=== Written problem ===
Print the lines of the data, starting with the first, up to and including the line where "const zip = (xs, ys)" appears.

=== Source material ===
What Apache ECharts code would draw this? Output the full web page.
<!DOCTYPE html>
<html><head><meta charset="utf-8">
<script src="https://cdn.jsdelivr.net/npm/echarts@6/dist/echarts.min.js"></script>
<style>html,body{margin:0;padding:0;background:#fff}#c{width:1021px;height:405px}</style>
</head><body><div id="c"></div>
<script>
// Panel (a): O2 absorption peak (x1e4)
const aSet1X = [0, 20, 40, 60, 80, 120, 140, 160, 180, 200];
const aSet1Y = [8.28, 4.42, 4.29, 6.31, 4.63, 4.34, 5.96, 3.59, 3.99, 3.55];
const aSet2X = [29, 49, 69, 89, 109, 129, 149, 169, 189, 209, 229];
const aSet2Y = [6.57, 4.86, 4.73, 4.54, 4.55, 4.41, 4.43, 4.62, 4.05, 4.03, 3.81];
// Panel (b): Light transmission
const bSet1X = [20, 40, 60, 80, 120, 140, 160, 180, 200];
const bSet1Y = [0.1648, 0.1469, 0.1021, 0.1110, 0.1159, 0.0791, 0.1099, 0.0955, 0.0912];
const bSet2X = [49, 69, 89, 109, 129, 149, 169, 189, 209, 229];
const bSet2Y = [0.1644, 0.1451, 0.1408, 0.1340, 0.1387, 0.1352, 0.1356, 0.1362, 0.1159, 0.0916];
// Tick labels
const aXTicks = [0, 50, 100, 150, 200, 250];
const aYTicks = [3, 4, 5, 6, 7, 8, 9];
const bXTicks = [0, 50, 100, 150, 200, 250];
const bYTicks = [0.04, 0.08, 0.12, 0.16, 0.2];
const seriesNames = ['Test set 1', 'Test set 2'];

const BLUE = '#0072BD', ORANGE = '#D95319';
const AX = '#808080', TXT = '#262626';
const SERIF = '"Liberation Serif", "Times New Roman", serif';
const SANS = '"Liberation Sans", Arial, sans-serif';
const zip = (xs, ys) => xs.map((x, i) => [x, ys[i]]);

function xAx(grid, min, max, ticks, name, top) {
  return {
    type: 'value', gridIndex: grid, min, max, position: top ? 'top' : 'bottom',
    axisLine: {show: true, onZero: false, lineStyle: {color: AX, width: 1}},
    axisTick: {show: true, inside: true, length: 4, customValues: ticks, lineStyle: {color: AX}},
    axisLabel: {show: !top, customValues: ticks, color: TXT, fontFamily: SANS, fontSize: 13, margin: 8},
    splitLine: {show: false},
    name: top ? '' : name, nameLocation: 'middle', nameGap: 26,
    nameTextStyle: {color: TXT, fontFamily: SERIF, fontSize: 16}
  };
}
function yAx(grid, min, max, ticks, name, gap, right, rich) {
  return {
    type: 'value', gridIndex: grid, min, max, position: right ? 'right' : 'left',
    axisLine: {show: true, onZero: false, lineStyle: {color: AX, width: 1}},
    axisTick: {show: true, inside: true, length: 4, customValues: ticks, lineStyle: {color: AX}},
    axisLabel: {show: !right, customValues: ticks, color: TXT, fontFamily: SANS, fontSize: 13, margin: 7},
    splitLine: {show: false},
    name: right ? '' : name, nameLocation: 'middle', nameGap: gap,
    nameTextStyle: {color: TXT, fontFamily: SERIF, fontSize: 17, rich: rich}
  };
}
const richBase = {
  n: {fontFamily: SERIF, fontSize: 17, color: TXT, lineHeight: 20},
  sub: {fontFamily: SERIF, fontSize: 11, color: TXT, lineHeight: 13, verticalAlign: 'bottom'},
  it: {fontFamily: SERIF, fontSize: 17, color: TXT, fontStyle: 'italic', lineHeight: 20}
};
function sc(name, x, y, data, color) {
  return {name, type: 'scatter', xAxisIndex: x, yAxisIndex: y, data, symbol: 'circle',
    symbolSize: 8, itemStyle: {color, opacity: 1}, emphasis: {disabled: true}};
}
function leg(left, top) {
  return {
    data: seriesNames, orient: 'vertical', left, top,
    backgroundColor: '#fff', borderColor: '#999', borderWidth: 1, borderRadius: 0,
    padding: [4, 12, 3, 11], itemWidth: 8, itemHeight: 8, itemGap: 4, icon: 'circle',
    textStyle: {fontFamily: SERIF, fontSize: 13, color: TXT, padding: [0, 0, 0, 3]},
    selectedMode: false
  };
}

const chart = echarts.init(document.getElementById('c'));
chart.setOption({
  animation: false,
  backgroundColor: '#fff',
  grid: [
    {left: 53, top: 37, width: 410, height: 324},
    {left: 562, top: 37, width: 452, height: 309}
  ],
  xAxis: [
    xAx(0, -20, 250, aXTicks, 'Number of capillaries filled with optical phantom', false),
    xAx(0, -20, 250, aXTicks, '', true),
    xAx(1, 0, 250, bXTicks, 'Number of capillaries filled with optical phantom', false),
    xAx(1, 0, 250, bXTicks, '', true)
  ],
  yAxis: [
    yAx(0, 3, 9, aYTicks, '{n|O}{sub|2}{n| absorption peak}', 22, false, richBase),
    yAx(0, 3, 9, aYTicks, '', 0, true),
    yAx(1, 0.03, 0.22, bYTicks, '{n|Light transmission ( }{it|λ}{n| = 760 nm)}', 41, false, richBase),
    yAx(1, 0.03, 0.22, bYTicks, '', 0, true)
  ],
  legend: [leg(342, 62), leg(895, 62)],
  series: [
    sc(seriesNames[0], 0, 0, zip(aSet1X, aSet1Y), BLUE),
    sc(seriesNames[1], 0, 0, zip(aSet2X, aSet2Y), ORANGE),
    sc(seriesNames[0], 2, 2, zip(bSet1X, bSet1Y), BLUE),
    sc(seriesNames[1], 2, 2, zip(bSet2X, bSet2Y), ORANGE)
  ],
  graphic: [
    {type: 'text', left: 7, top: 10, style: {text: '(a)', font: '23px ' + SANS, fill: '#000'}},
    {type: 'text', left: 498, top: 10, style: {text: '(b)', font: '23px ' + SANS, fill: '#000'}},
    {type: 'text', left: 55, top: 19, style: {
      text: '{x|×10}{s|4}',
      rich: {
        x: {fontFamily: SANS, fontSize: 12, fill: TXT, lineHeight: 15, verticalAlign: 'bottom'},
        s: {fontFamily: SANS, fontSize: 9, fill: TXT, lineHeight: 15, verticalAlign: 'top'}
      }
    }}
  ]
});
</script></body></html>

=== Task response ===
What Apache ECharts code would draw this? Output the full web page.
<!DOCTYPE html>
<html><head><meta charset="utf-8">
<script src="https://cdn.jsdelivr.net/npm/echarts@6/dist/echarts.min.js"></script>
<style>html,body{margin:0;padding:0;background:#fff}#c{width:1021px;height:405px}</style>
</head><body><div id="c"></div>
<script>
// Panel (a): O2 absorption peak (x1e4)
const aSet1X = [0, 20, 40, 60, 80, 120, 140, 160, 180, 200];
const aSet1Y = [8.28, 4.42, 4.29, 6.31, 4.63, 4.34, 5.96, 3.59, 3.99, 3.55];
const aSet2X = [29, 49, 69, 89, 109, 129, 149, 169, 189, 209, 229];
const aSet2Y = [6.57, 4.86, 4.73, 4.54, 4.55, 4.41, 4.43, 4.62, 4.05, 4.03, 3.81];
// Panel (b): Light transmission
const bSet1X = [20, 40, 60, 80, 120, 140, 160, 180, 200];
const bSet1Y = [0.1648, 0.1469, 0.1021, 0.1110, 0.1159, 0.0791, 0.1099, 0.0955, 0.0912];
const bSet2X = [49, 69, 89, 109, 129, 149, 169, 189, 209, 229];
const bSet2Y = [0.1644, 0.1451, 0.1408, 0.1340, 0.1387, 0.1352, 0.1356, 0.1362, 0.1159, 0.0916];
// Tick labels
const aXTicks = [0, 50, 100, 150, 200, 250];
const aYTicks = [3, 4, 5, 6, 7, 8, 9];
const bXTicks = [0, 50, 100, 150, 200, 250];
const bYTicks = [0.04, 0.08, 0.12, 0.16, 0.2];
const seriesNames = ['Test set 1', 'Test set 2'];

const BLUE = '#0072BD', ORANGE = '#D95319';
const AX = '#808080', TXT = '#262626';
const SERIF = '"Liberation Serif", "Times New Roman", serif';
const SANS = '"Liberation Sans", Arial, sans-serif';
const zip = (xs, ys) => xs.map((x, i) => [x, ys[i]]);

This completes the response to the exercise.